Avoid Using Alcohol to Manage Your Mood
Alcohol may seem to offer temporary relaxation, but it can disrupt sleep and make emotional difficulties harder to manage.
The WHO includes avoiding alcohol among the lifestyle choices that support health and wellbeing.
When you notice that drinking has become a regular response to stress, sadness or anxiety, consider discussing it with a healthcare professional or appropriate support service.
Create a Personal Mood Toolkit
Make a short list of actions that tend to help you.
Your toolkit might include:
- Walking
- Calling a friend
- Music
- A familiar film
- Cooking
- Going outside
- Taking a shower
- Writing
- Resting
- Attending an exercise class
Keep the list somewhere accessible.
When you feel low, deciding what to do can become more difficult. A prepared list reduces that decision.
Do Not Expect Every Tip to Work
Different actions help different people.
A social event may improve one person’s mood and exhaust another. Exercise may feel helpful on one day and unrealistic on another.
Ask:
- Did this make me feel slightly better?
- Did it make the day easier?
- Was it manageable?
- Would I try it again?
- What did I actually need?
Improvement may be small.
Moving from feeling terrible to feeling slightly steadier still matters.
Know When to Seek Support
Everyday low mood often passes, but persistent symptoms may require professional help.
The NHS recommends seeking help when low mood lasts for more than around two weeks, becomes difficult to manage or significantly affects everyday life.
Consider contacting a GP or qualified mental-health professional when you experience:
- Persistent sadness
- Loss of interest or enjoyment
- Ongoing sleep problems
- Difficulty functioning
- Severe anxiety
- Feelings of hopelessness
- Major changes in appetite
- Increasing reliance on alcohol or drugs
Self-help strategies can support wellbeing, but they are not a replacement for treatment when treatment is needed.
When there is an immediate risk of harm or thoughts of suicide, seek urgent help through local emergency or crisis services.

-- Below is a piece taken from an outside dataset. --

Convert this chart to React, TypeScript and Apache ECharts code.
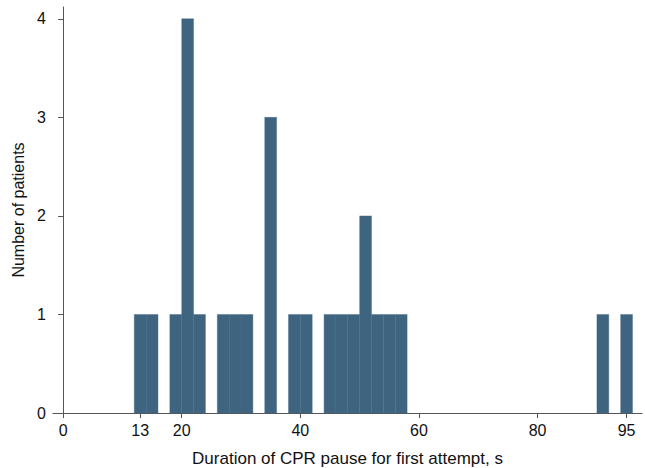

Start With One Manageable Step
You do not need to use every suggestion.
Choose one that fits what you need today.
That might mean:
- Walking for ten minutes
- Eating something
- Contacting a friend
- Turning off notifications
- Completing one small task
- Resting
- Going to bed earlier
Small actions cannot remove every cause of low mood.
They can, however, create movement, comfort or connection when the day feels difficult.
Feeling better is not always one dramatic change. It is often a series of manageable choices that gradually help you feel more supported, capable and connected.